Du côté des livres : Il cardellino – Tartt

Il giovane Theo Decker sta visitando una mostra di pittori fiamminghi al Metropolitan Museum di New York quando accade l’inconcepibile: lo scoppio di una bomba, calcinacci, sangue e grida dappertutto, e per terra decine di corpi senza vita, tra cui quello della madre di Theo. Sconvolto e in stato confusionale, Theo si allontana dal luogo dell’attentato senza che i soccorsi e le forze dell’ordine riescano a intercettarlo. E, per timore di finire affidato ai servizi sociali, si nasconde nel suo appartamento insieme al pacchetto che una delle vittime gli ha affidato pochi minuti prima di morire. Il tesoro contenuto all’interno, un piccolo prezioso dipinto raffigurante un cardellino, sarà l’unica costante, il centro di gravità permanente nella vita deragliata di Theo, simbolo di un’innocenza impossibile da riscattare.

Con ancora nella testa la detonazione all’interno del museo impariamo a conoscere il protagonista di quest’avventura Theo; smarrito tra le macerie, inorridito tra i cadaveri e i moribondi, orfano tra le vie del mondo, ancora inconsapevole di questa atroce verità.

In questo affascinante scenario si apre “Il cardellino” e il lettore pieno di curiosità e di interesse si appresta a perdersi nelle innumerevoli pagine che compongono la trama.

Trama che si può sintetizzare in una parola : bidimensionale.

Ci son alcune cose che ho amato profondamente, una delle quali è l’amore che viene trasmesso per le opere pittoriche, ci sono passi in cui il quadro descritto non solo sembra di vederlo, ma lo viviamo, attraverso le emozioni dalla madre di Theo prima di morire schiacciata dalle vigliacche macerie; la penna della Tartt riesce in questo caso e in pochi altri a far diventare tutt’uno con ciò che descrive in una sorta di realtà virtuale che non può non lasciare stupefatti e dà un senso al corpo pulsante del libro: Il cardellino, quadro mai troppo amato e mai dimenticato che si fa totem illusorio di una realtà cristallizzata e immutabile.

L’altro punto emozionante si ha nella descrizione del lavoro dell’antiquario che sarà un personaggio fondamentale nell’economia del romanzo, ma non troppo ben caratterizzato.

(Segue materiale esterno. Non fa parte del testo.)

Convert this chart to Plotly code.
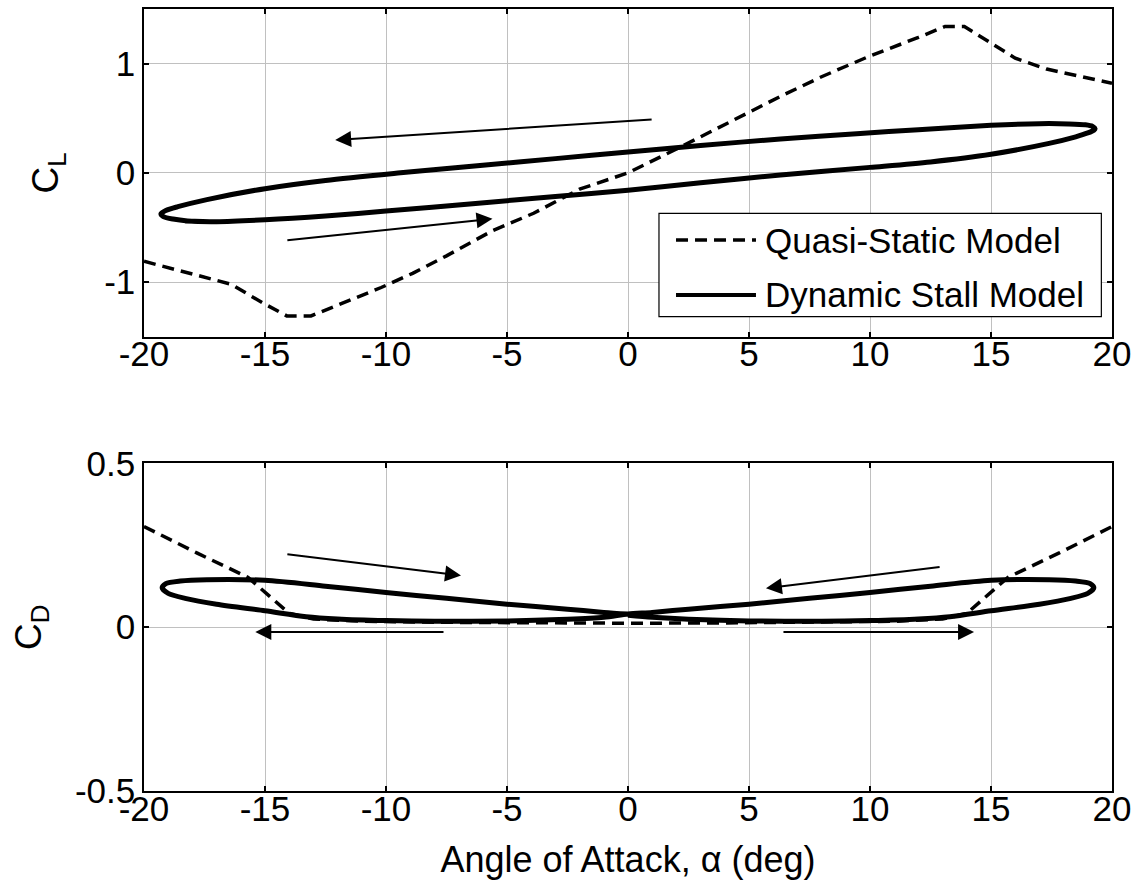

Hobie, questo il suo nome, ripara i mobili riuscendo a portarli a una nuova vita, metafora forse, a voler ben cercare, della vita distrutta di Theo che può attraverso mani esperte tornare a esistere sotto una nuova forma. L’amore per il proprio lavoro, la sospensione del tempo sono accattivanti e coinvolgenti e si sente la passione travolgente di quest’uomo per il suo lavoro che trascende la materialità dell’atto per divenire appunto, metafora del continuo mutamento.

Purtroppo le note di merito, per me, finiscono qui, la trama appunto come dicevo, è poco verosimile, troppi eventi, quando ne sarebbe bastato il primo, si susseguono fitti come un film d’azione.

Uno stile inutilmente descrittivo che invece che colorare l’immaginazione la stupra con un freddo realismo, scorrevole e semplice utilizza un lessico alla portata di tutti.

I personaggi anch’essi bidimensionali non riescono a interagire, a vivere, a trasmettere emozioni e finiscono per diventare cartonati obbligati a recitare una parte.

Infine i piani di lettura non si trovano, se si esclude quello narrativo poco altro riusciamo a estrarre, anche cercando, eppure un attentato terroristico avrebbe potuto spalancare scenari infiniti, riflessioni profonde.

Leggendolo ho avvertito uno sforzo enorme della scrittrice di cercare di dare calore ad una mongolfiera che testarda ed ostinata non ha voluto gonfiarsi condannandosi a restare ancorata a terra invece di spiccare il volo nell’azzurro cielo… un po’ proprio come Il cardellino che dà il nome al romanzo.